Some records
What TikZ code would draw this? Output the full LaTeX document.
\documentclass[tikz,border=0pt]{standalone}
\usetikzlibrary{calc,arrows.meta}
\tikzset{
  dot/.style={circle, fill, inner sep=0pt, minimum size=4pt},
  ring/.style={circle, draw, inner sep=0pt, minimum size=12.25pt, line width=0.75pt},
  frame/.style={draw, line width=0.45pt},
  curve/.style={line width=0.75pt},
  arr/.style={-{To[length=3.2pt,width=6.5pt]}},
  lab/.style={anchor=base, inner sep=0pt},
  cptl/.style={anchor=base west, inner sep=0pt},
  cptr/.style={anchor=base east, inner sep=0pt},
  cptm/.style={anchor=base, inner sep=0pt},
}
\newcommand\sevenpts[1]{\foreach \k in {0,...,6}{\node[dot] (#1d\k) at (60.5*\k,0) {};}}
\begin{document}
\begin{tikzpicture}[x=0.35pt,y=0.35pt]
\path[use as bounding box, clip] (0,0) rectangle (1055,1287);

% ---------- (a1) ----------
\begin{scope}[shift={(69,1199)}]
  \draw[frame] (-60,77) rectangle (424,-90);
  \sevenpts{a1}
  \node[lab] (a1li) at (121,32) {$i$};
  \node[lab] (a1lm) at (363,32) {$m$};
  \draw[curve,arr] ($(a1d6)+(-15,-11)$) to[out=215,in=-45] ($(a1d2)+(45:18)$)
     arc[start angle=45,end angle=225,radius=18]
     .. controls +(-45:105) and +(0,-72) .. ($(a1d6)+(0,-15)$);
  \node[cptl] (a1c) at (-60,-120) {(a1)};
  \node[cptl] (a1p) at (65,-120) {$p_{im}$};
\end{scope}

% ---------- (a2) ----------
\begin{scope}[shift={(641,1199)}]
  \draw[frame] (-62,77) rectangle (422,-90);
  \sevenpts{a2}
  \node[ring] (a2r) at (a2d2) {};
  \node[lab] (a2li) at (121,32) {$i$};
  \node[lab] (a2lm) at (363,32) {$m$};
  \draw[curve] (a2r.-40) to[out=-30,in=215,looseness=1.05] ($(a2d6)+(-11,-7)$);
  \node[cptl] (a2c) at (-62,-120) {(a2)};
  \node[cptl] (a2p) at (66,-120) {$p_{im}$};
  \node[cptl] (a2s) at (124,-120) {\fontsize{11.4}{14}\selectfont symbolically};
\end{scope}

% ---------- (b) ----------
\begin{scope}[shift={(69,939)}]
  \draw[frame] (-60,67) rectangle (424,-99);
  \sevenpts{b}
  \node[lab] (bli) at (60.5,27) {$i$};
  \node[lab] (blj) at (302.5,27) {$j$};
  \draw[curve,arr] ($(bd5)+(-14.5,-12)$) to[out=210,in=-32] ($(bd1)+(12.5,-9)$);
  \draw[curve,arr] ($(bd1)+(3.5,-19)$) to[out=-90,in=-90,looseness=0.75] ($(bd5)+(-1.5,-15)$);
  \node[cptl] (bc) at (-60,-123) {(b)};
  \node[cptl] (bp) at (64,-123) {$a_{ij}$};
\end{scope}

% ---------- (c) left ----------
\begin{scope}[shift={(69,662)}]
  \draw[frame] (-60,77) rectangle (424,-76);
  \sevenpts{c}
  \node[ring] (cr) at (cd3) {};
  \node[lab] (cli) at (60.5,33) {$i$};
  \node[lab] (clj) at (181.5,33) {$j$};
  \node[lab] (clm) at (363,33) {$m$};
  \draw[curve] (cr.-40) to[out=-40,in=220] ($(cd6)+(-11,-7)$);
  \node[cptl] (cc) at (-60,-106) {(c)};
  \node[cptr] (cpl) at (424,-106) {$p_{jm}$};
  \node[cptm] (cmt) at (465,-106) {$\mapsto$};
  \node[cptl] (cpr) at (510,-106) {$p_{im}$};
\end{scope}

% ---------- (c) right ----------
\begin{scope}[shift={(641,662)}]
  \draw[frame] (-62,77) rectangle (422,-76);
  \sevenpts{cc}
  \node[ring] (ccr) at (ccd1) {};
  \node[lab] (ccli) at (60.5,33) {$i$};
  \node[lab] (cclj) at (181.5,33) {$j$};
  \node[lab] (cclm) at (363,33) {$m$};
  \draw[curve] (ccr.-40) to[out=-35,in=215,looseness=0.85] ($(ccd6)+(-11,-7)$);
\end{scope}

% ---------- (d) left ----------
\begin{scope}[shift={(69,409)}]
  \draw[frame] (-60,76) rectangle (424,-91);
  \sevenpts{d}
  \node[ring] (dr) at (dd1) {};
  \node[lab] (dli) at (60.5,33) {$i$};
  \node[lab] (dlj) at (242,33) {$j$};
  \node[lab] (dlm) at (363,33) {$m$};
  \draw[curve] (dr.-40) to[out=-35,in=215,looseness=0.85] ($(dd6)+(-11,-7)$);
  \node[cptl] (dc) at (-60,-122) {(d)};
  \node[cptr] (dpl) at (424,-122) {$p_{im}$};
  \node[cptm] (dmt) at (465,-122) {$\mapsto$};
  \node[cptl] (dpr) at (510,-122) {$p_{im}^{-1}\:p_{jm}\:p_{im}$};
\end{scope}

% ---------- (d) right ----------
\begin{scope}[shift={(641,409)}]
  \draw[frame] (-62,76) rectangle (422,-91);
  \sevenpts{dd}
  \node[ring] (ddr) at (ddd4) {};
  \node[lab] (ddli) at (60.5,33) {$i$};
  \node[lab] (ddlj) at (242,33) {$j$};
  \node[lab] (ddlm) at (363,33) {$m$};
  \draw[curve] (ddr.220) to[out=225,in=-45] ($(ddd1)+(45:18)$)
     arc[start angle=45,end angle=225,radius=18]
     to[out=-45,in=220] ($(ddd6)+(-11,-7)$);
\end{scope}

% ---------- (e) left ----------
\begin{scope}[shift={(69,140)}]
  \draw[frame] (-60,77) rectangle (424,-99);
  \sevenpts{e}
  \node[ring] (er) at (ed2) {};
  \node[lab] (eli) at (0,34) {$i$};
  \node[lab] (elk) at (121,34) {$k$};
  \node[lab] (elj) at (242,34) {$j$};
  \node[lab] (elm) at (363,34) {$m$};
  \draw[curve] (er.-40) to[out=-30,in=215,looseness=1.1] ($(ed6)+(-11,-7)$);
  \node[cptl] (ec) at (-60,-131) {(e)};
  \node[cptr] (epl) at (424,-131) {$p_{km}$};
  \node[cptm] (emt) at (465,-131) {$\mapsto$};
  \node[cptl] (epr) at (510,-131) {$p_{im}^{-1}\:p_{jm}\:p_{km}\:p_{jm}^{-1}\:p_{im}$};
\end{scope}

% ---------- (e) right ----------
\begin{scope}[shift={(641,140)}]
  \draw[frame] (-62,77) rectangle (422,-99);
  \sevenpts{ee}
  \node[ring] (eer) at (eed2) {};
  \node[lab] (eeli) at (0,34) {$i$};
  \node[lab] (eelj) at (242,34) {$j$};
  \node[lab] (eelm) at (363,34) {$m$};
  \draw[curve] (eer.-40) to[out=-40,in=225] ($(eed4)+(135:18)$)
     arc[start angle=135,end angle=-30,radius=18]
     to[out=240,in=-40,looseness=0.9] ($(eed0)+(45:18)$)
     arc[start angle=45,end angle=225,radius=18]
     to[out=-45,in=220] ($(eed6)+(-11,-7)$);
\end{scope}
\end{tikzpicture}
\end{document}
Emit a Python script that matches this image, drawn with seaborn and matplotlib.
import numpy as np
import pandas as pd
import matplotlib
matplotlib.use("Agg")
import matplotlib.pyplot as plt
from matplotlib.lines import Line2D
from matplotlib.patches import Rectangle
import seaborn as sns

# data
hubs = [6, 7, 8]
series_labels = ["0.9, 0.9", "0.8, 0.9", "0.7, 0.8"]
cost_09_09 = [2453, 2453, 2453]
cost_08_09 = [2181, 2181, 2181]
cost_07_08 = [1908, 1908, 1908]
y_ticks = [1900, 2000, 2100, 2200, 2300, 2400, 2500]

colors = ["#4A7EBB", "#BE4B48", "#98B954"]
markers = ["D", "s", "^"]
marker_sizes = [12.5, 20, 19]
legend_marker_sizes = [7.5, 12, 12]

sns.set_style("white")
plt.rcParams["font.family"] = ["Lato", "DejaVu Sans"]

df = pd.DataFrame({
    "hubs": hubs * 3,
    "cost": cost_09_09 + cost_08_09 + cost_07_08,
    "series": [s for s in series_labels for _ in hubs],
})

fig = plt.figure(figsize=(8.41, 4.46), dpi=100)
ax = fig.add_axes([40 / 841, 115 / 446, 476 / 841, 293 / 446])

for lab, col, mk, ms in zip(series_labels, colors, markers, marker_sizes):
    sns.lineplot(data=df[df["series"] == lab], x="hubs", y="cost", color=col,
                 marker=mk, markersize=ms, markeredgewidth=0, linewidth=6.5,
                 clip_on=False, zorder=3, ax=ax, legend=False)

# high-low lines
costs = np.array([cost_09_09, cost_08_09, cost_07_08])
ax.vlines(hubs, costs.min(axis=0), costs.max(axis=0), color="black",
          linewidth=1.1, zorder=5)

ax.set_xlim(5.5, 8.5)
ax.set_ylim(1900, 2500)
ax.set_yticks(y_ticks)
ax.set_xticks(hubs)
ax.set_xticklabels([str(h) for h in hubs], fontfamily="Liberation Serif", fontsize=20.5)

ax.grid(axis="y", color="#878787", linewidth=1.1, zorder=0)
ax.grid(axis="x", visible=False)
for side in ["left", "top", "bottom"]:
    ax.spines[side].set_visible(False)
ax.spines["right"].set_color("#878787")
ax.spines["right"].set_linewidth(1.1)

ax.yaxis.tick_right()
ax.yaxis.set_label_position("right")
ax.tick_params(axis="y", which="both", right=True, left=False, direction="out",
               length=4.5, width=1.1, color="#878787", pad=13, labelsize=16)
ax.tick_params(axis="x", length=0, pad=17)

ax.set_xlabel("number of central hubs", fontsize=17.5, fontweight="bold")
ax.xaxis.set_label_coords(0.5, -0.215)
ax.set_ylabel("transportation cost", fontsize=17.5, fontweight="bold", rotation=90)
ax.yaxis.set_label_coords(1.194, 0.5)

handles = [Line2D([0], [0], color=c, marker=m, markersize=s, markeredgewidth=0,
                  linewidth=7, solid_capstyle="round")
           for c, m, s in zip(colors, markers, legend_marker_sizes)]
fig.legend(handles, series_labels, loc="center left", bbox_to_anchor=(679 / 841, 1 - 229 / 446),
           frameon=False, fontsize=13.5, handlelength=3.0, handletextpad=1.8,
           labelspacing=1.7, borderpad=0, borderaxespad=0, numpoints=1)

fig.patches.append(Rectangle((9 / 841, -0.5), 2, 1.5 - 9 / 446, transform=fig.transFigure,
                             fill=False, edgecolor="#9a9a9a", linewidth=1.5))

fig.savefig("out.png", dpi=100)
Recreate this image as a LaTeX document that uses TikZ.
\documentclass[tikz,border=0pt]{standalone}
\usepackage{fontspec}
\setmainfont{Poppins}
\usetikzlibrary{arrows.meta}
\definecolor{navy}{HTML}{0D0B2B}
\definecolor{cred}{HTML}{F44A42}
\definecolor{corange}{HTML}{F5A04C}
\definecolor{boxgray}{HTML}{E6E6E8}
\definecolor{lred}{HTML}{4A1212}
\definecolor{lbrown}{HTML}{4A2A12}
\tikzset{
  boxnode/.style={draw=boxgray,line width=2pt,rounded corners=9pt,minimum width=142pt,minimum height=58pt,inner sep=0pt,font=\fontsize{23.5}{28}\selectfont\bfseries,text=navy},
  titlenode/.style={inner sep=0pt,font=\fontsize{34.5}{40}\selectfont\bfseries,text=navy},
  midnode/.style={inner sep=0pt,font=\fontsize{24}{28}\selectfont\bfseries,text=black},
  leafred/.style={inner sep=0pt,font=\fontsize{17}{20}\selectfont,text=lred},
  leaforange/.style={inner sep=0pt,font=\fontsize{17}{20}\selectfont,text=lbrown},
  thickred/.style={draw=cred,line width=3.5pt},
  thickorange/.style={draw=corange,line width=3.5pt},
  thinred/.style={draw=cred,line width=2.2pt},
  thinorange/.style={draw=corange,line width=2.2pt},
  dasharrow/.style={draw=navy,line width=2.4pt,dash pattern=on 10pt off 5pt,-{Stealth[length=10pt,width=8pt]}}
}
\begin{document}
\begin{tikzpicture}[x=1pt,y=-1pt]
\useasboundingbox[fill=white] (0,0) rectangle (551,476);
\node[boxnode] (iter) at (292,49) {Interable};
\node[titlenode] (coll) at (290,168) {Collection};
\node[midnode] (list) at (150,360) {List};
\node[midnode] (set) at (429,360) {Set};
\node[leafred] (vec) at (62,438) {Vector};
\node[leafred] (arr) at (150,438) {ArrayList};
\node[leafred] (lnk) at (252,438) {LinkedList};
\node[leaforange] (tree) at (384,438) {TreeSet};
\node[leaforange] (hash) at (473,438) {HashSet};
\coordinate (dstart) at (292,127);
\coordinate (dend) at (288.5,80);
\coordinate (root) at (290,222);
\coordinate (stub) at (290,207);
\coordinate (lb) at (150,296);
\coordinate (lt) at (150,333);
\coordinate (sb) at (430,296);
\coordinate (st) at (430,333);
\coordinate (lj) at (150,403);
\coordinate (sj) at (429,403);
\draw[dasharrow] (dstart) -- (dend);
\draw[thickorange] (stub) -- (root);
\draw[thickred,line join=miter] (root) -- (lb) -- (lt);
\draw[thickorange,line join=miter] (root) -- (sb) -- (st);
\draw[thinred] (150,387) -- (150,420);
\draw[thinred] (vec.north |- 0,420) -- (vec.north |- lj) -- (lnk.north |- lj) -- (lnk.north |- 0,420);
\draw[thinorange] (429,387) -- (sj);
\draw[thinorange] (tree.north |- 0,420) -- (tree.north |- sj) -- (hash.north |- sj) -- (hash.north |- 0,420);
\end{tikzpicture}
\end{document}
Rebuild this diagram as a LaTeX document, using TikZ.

» **OBJECTIVE**: Output exactly the lines running from the line containing "Emit a Python" through the line containing "import seaborn as sns", and only those lines.

» **SOLUTION FOR THIS TASK**:
Emit a Python script that matches this image, drawn with seaborn and matplotlib.
import numpy as np
import pandas as pd
import matplotlib
matplotlib.use("Agg")
import matplotlib.pyplot as plt
from matplotlib.lines import Line2D
from matplotlib.patches import Rectangle
import seaborn as sns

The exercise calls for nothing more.